それを広角で目一杯入れようとしたら、列車が大きくゆがんでしまった。というわけで、この写真はかなり修正を加えている。
同じくシロツメクサを広角で。
これもレンズのゆがみで地表が弧を描いているが修正はせず、そのままだ。
こういう構図では、シロツメクサにピントを合わせて列車をぼかすほうが素直なのだが、頑固なまでに列車にこだわる。
このあたりの田植えは遅い。
5月下旬から水を張り、6月上旬に田植えとなる。その短い期間が水鏡のシーズンである。
この写真は、網引駅を発車した列車を、もっと引きつけるつもりが、家並みなどがごちゃごちゃ入ったほうが面白そうだと早めにシャッターを切ったもの。
上写真058とは反対側の田んぼにも水が張られた頃、早朝に出かけてみた。
ほぼ無風のおかげで、きれいな水鏡だ。
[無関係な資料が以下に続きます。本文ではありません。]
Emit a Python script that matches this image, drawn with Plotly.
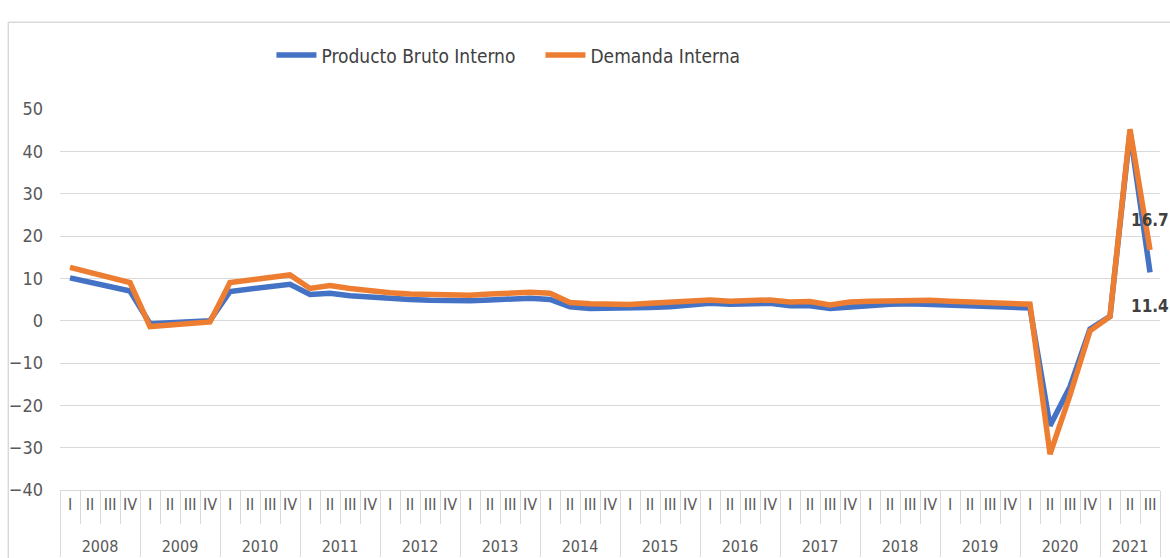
import plotly.graph_objects as go

years = ["2008", "2009", "2010", "2011", "2012", "2013", "2014", "2015",
         "2016", "2017", "2018", "2019", "2020", "2021"]
quarters = ["I", "II", "III", "IV"]

pbi = [10.1, 9.1, 8.0, 7.0,
       -0.7, -0.5, -0.3, 0.0,
       6.9, 7.5, 8.0, 8.6,
       6.2, 6.5, 5.9, 5.5,
       5.2, 5.0, 4.8, 4.6,
       4.7, 4.9, 5.2, 5.3,
       5.0, 3.3, 2.9, 2.9,
       2.9, 3.1, 3.3, 3.6,
       4.1, 3.9, 4.0, 4.1,
       3.5, 3.5, 2.9, 3.3,
       3.5, 3.9, 4.0, 3.8,
       3.6, 3.6, 3.4, 3.2,
       3.0, -24.8, -15.6, -2.0,
       1.0, 44.6, 11.4]
di = [12.6, 11.4, 10.2, 9.0,
      -1.4, -1.0, -0.6, -0.3,
      9.0, 9.6, 10.2, 10.8,
      7.6, 8.3, 7.6, 7.0,
      6.6, 6.3, 6.1, 5.9,
      6.0, 6.3, 6.6, 6.7,
      6.5, 4.3, 4.0, 3.8,
      3.8, 4.1, 4.3, 4.6,
      4.9, 4.6, 4.8, 4.9,
      4.4, 4.5, 3.7, 4.4,
      4.6, 4.7, 4.9, 4.8,
      4.6, 4.5, 4.4, 4.2,
      3.9, -31.5, -17.6, -2.4,
      1.0, 45.2, 16.7]

n = len(pbi)
# year labels pushed to a second text line so they sit lower, as in the reference
x_year = ["<br>" + years[i // 4] for i in range(n)]
x_q = [quarters[i % 4] for i in range(n)]

BLUE = "#4472C4"
ORANGE = "#ED7D31"
GRID = "#D9D9D9"
TXT = "#595959"
FONT = "Liberation Sans Narrow, DejaVu Sans Condensed, Open Sans"

fig = go.Figure()
fig.add_trace(go.Scatter(x=[x_year, x_q], y=pbi, mode="lines",
                         name="Producto Bruto Interno",
                         line=dict(color=BLUE, width=5.5)))
fig.add_trace(go.Scatter(x=[x_year, x_q], y=di, mode="lines",
                         name="Demanda Interna",
                         line=dict(color=ORANGE, width=5.5)))

fig.add_annotation(x=n - 1, y=di[-1], xref="x", yref="y",
                   text="<b>%.1f</b>" % di[-1], showarrow=False,
                   xanchor="center", yanchor="middle", yshift=30,
                   font=dict(family=FONT, size=17, color="#404040"))
fig.add_annotation(x=n - 1, y=pbi[-1], xref="x", yref="y",
                   text="<b>%.1f</b>" % pbi[-1], showarrow=False,
                   xanchor="center", yanchor="middle", yshift=-34,
                   font=dict(family=FONT, size=17, color="#404040"))

# chart frame borders
fig.add_shape(type="line", xref="paper", yref="paper",
              x0=-0.047, x1=1.01, y0=1.228, y1=1.228,
              line=dict(color=GRID, width=1.5))
fig.add_shape(type="line", xref="paper", yref="paper",
              x0=-0.047, x1=-0.047, y0=1.228, y1=-0.2,
              line=dict(color=GRID, width=1.5))

fig.update_layout(
    width=1170, height=558,
    margin=dict(l=60, r=10, t=109, b=68, autoexpand=False),
    paper_bgcolor="white", plot_bgcolor="white",
    font=dict(family=FONT, color=TXT, size=17),
    showlegend=True,
    legend=dict(orientation="h", xref="container", yref="container",
                x=0.232, y=0.901, xanchor="left", yanchor="middle",
                font=dict(size=19, color="#404040"),
                bgcolor="rgba(0,0,0,0)", itemwidth=40,
                entrywidth=214, entrywidthmode="pixels"),
    xaxis=dict(type="multicategory", range=[-0.5, n - 0.5],
               showgrid=False, showline=True, dtick=1, tick0=0,
               linecolor=GRID, tickson="boundaries", ticks="outside",
               ticklen=33, tickcolor=GRID, dividercolor=GRID,
               dividerwidth=1, tickangle=0, automargin=False,
               tickfont=dict(size=16, color=TXT)),
    yaxis=dict(range=[-40, 50], dtick=10, showgrid=True, gridcolor=GRID,
               gridwidth=1, zeroline=False, showline=False, automargin=False,
               ticklabelstandoff=16, tickfont=dict(size=18, color=TXT)),
)

fig.write_html("out.html", config={"displayModeBar": False},
               post_script="document.body.style.margin='0';")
ただそれだけの平凡な構図だが、この日はとても気持ちのいい朝で、私にとっては、そのときの清々しさがよみがえる写真なのである。
写真059の列車が約50分後、北条町から折り返してきた。
この日はもう一人、顔なじみの撮り鉄と会ったが、この田んぼは、もうほとんど網引駅と言ってもいい場所で行きやすいこともあり、大勢の撮り鉄が集まってくる。
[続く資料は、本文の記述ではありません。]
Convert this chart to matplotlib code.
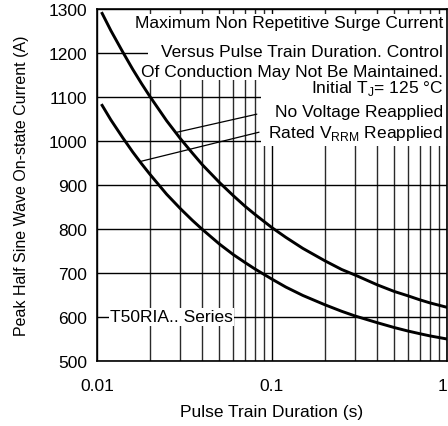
import matplotlib
matplotlib.use("Agg")
import matplotlib.pyplot as plt
from matplotlib.patches import Rectangle
from matplotlib.ticker import FixedLocator, NullFormatter

plt.rcParams['font.family'] = ['Liberation Sans', 'DejaVu Sans']

# ---- data ----
dur = [0.0107, 0.012, 0.014, 0.016, 0.018, 0.02, 0.025, 0.03, 0.035, 0.04, 0.05, 0.06,
       0.07, 0.08, 0.1, 0.12, 0.15, 0.2, 0.25, 0.3, 0.4, 0.5, 0.6, 0.7, 0.8, 1.0]
cur_no_v = [1290, 1251, 1203, 1163, 1130, 1102, 1046, 1005, 973, 946, 906, 876,
            852, 833, 803, 781, 756, 728, 708, 695, 673, 658, 648, 639, 632, 622]
cur_rated = [1081, 1048, 1008, 975, 948, 925, 879, 846, 820, 799, 766, 742,
             724, 709, 686, 668, 649, 628, 613, 602, 587, 576, 568, 562, 557, 550]

y_ticks = [500, 600, 700, 800, 900, 1000, 1100, 1200, 1300]
x_ticks = [0.01, 0.1, 1]
x_tick_labels = ["0.01", "0.1", "1"]
x_minor = [m * d for d in (0.01, 0.1) for m in range(2, 10)]

title_lines = ["Maximum Non Repetitive Surge Current",
               "Versus Pulse Train Duration. Control",
               "Of Conduction May Not Be Maintained."]
cond_text = "Initial T$_{\\mathregular{J}}$= 125 \u00b0C"
label_no_v = "No Voltage Reapplied"
label_rated = "Rated V$_{\\mathregular{RRM}}$ Reapplied"
series_text = "T50RIA.. Series"

fig = plt.figure(figsize=(4.48, 4.27), dpi=100)
ax = fig.add_axes([97/448, 1-362/427, 350/448, 352/427])
ax.set_xscale('log')
ax.set_xlim(0.01, 1)
ax.set_ylim(500, 1300)

ax.xaxis.set_major_locator(FixedLocator(x_ticks))
ax.set_xticklabels(x_tick_labels)
ax.xaxis.set_minor_locator(FixedLocator(x_minor))
ax.xaxis.set_minor_formatter(NullFormatter())
ax.set_yticks(y_ticks)
ax.tick_params(axis='both', which='both', length=0, labelsize=12.5)
ax.tick_params(axis='y', pad=7)
ax.tick_params(axis='x', pad=12)
ax.get_xticklabels()[-1].set_horizontalalignment('right')

ax.grid(True, which='major', axis='both', color='black', lw=1.0, zorder=1)
ax.grid(True, which='minor', axis='x', color='#2a2a2a', lw=1.0, zorder=1)
ax.set_axisbelow(True)
for s in ax.spines.values():
    s.set_linewidth(1.2)
    s.set_zorder(6)

# white backgrounds of the annotation blocks
ax.add_patch(Rectangle(((148-97)/350, (362-77)/352), 1-(148-97)/350, (77-15)/352,
                       transform=ax.transAxes, facecolor='white', edgecolor='none', zorder=2))
ax.add_patch(Rectangle(((261-97)/350, (362-147)/352), 1-(261-97)/350, (147-77)/352,
                       transform=ax.transAxes, facecolor='white', edgecolor='none', zorder=2))

ax.plot(dur, cur_no_v, color='black', lw=2.1, zorder=4)
ax.plot(dur, cur_rated, color='black', lw=2.1, zorder=4)

fs = 12.5
xr = (443-97)/350
for txt, ypx in zip(title_lines, [24, 53, 73]):
    ax.text(xr, (362-ypx)/352, txt, transform=ax.transAxes, ha='right', va='center',
            fontsize=fs, zorder=3,
            bbox=dict(facecolor='white', edgecolor='none', pad=0.5))
ax.text(xr, (362-89)/352, cond_text, transform=ax.transAxes, ha='right', va='center',
        fontsize=fs, zorder=3)
ax.text(xr, (362-113)/352, label_no_v, transform=ax.transAxes, ha='right', va='center',
        fontsize=fs, zorder=3)
ax.text(xr, (362-134)/352, label_rated, transform=ax.transAxes, ha='right', va='center',
        fontsize=fs, zorder=3)

# leader lines
ax.annotate('', xy=(0.0287, 1020), xytext=(0.0819, 1061),
            arrowprops=dict(arrowstyle='-', color='black', lw=0.9, shrinkA=0, shrinkB=0), zorder=3)
ax.annotate('', xy=(0.0179, 954), xytext=(0.0843, 1020),
            arrowprops=dict(arrowstyle='-', color='black', lw=0.9, shrinkA=0, shrinkB=0), zorder=3)

ax.text(0.0119, 600, series_text, ha='left', va='center', fontsize=fs, zorder=3,
        bbox=dict(facecolor='white', edgecolor='none', pad=1.0))

ax.set_xlabel("Pulse Train Duration (s)", fontsize=12.5)
ax.xaxis.set_label_coords(0.5, (362-405)/352)
ax.set_ylabel("Peak Half Sine Wave On-state Current (A)", fontsize=11.5)
ax.yaxis.set_label_coords((29-97)/350, 0.5)

fig.savefig("out.png", dpi=100)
ここで田んぼの持ち主と言葉を交わしたこともある。とても気さくな方で、会話も弾む。色々な人と話をしたのだろう、水鏡の写真をもっと撮りたいのにもう田植えをするのか、と残念がられたこともあるそうだ。そんな撮り鉄の身勝手な言い分を怒るどころか「農家が田植えをしなくてどうすんだよなあ」と笑い飛ばすのであった。
撮り鉄がうろうろしているのは、うっとおしいはずなのに、他の田んぼでも、「軽トラ邪魔だろうからどけようか」と声をかけてくれたり、みな気のいい人たちばかりだ。
地元の方とのそんないい関係が続くことを切に願う。